- [Task instructions] Your output is the lines from the first one to the one containing "return p / W", repeated exactly, with images left out.

===== Raw records

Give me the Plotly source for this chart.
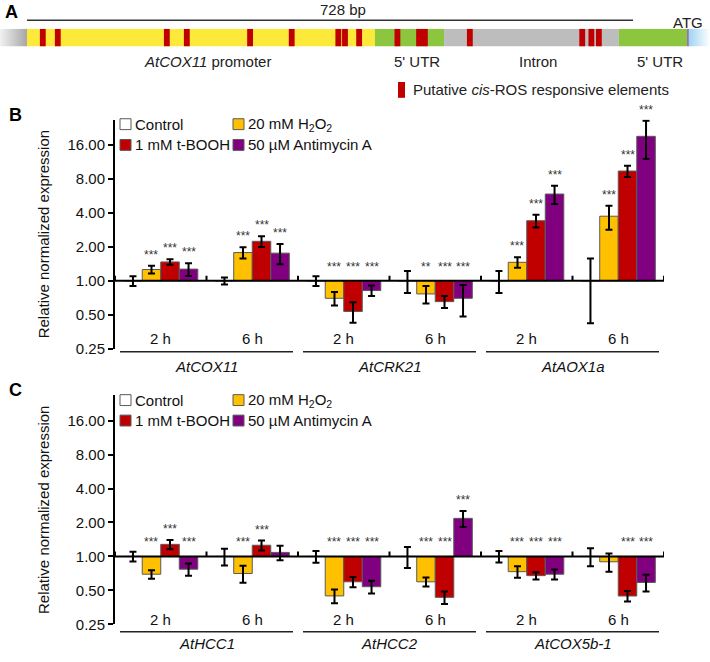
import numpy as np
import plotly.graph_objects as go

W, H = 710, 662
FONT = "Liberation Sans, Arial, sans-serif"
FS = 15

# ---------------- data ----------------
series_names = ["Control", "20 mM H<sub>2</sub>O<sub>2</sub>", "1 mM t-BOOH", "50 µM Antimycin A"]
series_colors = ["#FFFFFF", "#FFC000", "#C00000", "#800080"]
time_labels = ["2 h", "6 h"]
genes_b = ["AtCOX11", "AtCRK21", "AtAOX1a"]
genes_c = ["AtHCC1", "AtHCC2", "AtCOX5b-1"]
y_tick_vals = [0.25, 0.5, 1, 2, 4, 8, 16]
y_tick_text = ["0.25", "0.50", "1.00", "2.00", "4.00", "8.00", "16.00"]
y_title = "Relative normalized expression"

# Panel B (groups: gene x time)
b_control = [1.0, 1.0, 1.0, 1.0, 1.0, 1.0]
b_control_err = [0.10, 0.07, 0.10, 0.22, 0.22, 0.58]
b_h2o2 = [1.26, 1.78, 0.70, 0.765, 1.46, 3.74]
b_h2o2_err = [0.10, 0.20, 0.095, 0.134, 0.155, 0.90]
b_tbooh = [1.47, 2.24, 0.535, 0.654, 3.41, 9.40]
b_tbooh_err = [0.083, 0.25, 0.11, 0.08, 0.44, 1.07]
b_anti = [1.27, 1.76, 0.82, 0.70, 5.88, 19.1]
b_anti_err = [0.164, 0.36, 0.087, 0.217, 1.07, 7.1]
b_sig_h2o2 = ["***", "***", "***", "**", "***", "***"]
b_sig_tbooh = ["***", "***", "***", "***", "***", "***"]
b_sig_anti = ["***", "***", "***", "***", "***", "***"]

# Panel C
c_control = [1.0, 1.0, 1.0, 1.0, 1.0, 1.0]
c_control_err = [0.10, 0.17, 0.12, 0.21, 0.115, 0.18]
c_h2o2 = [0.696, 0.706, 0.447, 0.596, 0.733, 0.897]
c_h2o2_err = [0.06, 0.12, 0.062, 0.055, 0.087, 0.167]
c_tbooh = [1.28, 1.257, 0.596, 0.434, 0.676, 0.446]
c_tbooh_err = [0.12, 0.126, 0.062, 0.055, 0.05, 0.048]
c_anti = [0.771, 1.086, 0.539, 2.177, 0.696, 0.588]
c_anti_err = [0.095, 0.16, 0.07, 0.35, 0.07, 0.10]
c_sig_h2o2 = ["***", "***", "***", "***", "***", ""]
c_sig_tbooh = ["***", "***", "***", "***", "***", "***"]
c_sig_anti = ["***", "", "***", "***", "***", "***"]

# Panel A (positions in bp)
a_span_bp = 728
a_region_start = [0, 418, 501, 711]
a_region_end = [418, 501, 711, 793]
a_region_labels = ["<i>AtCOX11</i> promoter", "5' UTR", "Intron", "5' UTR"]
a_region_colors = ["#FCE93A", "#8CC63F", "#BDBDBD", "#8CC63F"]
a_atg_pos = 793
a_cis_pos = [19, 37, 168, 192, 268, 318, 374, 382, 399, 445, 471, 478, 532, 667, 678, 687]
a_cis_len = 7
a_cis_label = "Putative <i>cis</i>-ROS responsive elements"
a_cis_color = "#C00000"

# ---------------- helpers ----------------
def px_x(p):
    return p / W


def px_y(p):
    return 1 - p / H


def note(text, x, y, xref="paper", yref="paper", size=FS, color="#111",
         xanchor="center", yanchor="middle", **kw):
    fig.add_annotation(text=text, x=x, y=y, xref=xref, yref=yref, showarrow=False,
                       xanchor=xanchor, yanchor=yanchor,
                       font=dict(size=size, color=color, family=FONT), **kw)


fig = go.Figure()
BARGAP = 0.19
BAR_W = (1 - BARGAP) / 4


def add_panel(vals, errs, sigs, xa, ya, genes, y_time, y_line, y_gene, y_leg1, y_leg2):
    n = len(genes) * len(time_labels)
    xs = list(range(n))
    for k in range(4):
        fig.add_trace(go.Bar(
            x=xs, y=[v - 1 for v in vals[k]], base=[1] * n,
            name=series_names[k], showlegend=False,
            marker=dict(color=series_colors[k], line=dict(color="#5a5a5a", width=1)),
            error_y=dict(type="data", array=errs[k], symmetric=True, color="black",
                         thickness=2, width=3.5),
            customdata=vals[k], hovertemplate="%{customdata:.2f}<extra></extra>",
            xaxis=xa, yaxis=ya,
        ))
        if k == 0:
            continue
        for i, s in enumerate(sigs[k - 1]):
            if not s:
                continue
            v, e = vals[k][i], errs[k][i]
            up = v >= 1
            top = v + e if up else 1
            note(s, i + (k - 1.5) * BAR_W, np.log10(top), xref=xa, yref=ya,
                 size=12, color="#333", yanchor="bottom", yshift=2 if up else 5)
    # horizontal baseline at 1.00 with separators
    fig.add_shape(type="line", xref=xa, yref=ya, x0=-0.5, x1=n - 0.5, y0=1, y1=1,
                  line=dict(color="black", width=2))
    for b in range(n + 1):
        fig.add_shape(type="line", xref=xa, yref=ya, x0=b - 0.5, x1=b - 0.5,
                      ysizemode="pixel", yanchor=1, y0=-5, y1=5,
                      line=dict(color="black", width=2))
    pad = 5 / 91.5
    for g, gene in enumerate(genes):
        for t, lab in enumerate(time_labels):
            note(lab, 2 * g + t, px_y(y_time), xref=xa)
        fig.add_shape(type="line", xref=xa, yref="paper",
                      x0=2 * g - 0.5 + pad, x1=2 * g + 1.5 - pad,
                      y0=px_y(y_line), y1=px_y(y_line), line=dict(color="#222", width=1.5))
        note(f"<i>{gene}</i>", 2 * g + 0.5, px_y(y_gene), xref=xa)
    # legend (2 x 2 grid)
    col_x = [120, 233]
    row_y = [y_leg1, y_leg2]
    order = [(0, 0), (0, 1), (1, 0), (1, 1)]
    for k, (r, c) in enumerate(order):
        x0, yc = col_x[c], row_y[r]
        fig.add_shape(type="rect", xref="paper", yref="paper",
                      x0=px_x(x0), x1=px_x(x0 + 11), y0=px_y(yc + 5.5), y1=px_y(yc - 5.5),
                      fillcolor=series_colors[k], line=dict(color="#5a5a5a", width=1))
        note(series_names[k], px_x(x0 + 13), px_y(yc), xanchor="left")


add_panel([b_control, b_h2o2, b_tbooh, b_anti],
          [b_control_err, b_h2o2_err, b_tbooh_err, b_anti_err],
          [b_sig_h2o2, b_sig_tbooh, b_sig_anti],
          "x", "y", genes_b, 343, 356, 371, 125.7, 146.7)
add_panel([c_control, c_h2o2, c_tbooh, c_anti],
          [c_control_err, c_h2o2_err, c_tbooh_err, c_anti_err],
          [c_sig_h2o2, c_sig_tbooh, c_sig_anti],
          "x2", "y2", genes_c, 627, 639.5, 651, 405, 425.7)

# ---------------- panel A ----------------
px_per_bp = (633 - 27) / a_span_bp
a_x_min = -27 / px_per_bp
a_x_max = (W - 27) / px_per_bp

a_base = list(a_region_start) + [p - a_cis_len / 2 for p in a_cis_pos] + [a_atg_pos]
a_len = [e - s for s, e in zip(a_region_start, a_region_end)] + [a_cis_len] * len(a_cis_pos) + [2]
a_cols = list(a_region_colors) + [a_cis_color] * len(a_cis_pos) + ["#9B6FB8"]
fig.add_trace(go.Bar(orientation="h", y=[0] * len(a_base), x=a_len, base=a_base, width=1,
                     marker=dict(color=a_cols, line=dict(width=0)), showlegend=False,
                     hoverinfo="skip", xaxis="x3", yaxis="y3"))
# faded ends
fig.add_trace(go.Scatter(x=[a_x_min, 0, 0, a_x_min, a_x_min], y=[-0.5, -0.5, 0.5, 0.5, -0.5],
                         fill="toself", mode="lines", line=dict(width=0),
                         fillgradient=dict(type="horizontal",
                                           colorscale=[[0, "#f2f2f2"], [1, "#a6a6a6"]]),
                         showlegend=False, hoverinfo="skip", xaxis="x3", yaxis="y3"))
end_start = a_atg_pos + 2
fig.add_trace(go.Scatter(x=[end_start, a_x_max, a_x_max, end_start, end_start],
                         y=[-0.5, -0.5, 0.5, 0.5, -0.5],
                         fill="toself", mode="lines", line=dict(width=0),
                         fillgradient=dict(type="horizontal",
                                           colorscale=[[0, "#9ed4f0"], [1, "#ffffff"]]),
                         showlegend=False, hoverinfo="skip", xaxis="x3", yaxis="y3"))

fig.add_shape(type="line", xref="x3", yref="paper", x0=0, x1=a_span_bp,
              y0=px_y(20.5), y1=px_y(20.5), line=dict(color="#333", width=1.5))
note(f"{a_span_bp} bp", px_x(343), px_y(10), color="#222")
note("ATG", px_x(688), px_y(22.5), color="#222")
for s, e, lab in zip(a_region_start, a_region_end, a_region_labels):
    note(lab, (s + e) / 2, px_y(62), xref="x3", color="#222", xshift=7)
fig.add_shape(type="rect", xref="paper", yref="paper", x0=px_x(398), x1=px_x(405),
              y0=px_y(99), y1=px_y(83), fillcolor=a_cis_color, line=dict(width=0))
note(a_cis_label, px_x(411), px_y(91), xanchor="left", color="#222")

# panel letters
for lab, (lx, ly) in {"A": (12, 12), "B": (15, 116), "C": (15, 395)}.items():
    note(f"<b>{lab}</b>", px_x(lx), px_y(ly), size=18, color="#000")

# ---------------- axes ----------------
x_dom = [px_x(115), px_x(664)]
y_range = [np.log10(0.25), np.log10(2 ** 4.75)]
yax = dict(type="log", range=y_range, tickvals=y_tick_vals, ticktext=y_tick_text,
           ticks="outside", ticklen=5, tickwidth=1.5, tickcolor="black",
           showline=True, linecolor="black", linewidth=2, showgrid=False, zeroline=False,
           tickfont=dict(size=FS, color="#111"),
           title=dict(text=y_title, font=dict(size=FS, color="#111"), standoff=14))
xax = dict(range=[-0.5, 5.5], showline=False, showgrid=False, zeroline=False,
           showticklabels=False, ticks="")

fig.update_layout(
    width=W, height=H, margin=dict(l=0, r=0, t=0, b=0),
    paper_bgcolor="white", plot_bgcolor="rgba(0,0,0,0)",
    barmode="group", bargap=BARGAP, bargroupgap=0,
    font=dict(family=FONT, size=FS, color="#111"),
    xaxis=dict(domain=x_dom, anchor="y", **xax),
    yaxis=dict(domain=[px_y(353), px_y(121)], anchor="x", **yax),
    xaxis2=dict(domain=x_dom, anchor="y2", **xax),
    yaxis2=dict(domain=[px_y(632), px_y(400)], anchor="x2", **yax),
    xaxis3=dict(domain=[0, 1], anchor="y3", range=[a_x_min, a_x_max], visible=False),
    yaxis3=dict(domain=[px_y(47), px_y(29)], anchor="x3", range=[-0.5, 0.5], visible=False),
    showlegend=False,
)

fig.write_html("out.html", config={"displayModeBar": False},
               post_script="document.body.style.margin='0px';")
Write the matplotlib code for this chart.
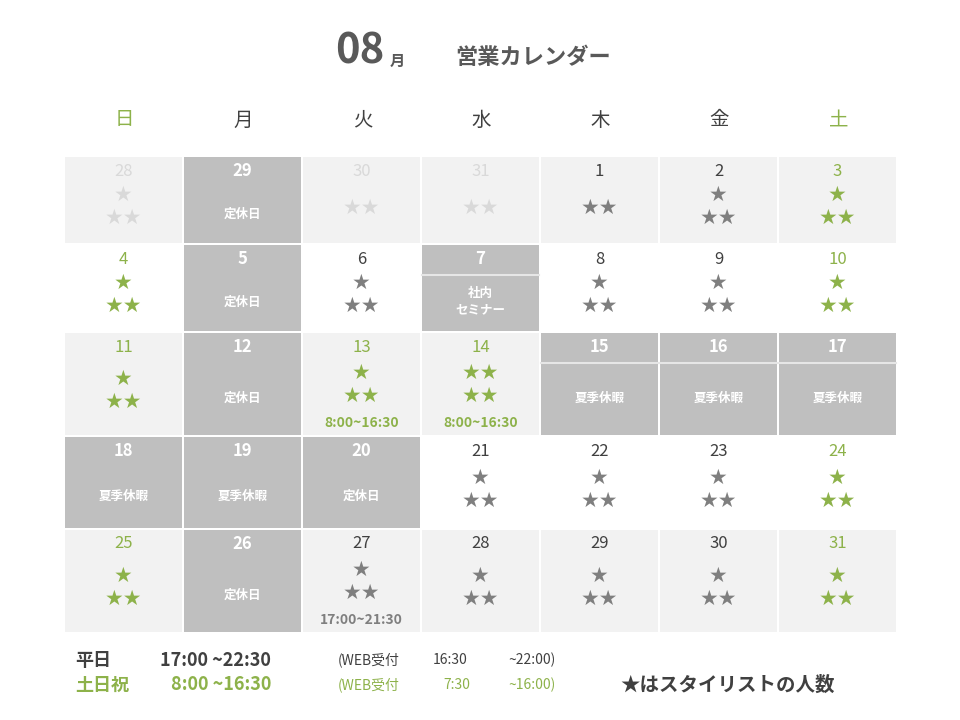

==========

- [Written solution]
Give me the Plotly source for this chart.
import numpy as np
import plotly.graph_objects as go

W, H = 710, 662
FONT = "Liberation Sans, Arial, sans-serif"
FS = 15

# ---------------- data ----------------
series_names = ["Control", "20 mM H<sub>2</sub>O<sub>2</sub>", "1 mM t-BOOH", "50 µM Antimycin A"]
series_colors = ["#FFFFFF", "#FFC000", "#C00000", "#800080"]
time_labels = ["2 h", "6 h"]
genes_b = ["AtCOX11", "AtCRK21", "AtAOX1a"]
genes_c = ["AtHCC1", "AtHCC2", "AtCOX5b-1"]
y_tick_vals = [0.25, 0.5, 1, 2, 4, 8, 16]
y_tick_text = ["0.25", "0.50", "1.00", "2.00", "4.00", "8.00", "16.00"]
y_title = "Relative normalized expression"

# Panel B (groups: gene x time)
b_control = [1.0, 1.0, 1.0, 1.0, 1.0, 1.0]
b_control_err = [0.10, 0.07, 0.10, 0.22, 0.22, 0.58]
b_h2o2 = [1.26, 1.78, 0.70, 0.765, 1.46, 3.74]
b_h2o2_err = [0.10, 0.20, 0.095, 0.134, 0.155, 0.90]
b_tbooh = [1.47, 2.24, 0.535, 0.654, 3.41, 9.40]
b_tbooh_err = [0.083, 0.25, 0.11, 0.08, 0.44, 1.07]
b_anti = [1.27, 1.76, 0.82, 0.70, 5.88, 19.1]
b_anti_err = [0.164, 0.36, 0.087, 0.217, 1.07, 7.1]
b_sig_h2o2 = ["***", "***", "***", "**", "***", "***"]
b_sig_tbooh = ["***", "***", "***", "***", "***", "***"]
b_sig_anti = ["***", "***", "***", "***", "***", "***"]

# Panel C
c_control = [1.0, 1.0, 1.0, 1.0, 1.0, 1.0]
c_control_err = [0.10, 0.17, 0.12, 0.21, 0.115, 0.18]
c_h2o2 = [0.696, 0.706, 0.447, 0.596, 0.733, 0.897]
c_h2o2_err = [0.06, 0.12, 0.062, 0.055, 0.087, 0.167]
c_tbooh = [1.28, 1.257, 0.596, 0.434, 0.676, 0.446]
c_tbooh_err = [0.12, 0.126, 0.062, 0.055, 0.05, 0.048]
c_anti = [0.771, 1.086, 0.539, 2.177, 0.696, 0.588]
c_anti_err = [0.095, 0.16, 0.07, 0.35, 0.07, 0.10]
c_sig_h2o2 = ["***", "***", "***", "***", "***", ""]
c_sig_tbooh = ["***", "***", "***", "***", "***", "***"]
c_sig_anti = ["***", "", "***", "***", "***", "***"]

# Panel A (positions in bp)
a_span_bp = 728
a_region_start = [0, 418, 501, 711]
a_region_end = [418, 501, 711, 793]
a_region_labels = ["<i>AtCOX11</i> promoter", "5' UTR", "Intron", "5' UTR"]
a_region_colors = ["#FCE93A", "#8CC63F", "#BDBDBD", "#8CC63F"]
a_atg_pos = 793
a_cis_pos = [19, 37, 168, 192, 268, 318, 374, 382, 399, 445, 471, 478, 532, 667, 678, 687]
a_cis_len = 7
a_cis_label = "Putative <i>cis</i>-ROS responsive elements"
a_cis_color = "#C00000"

# ---------------- helpers ----------------
def px_x(p):
    return p / W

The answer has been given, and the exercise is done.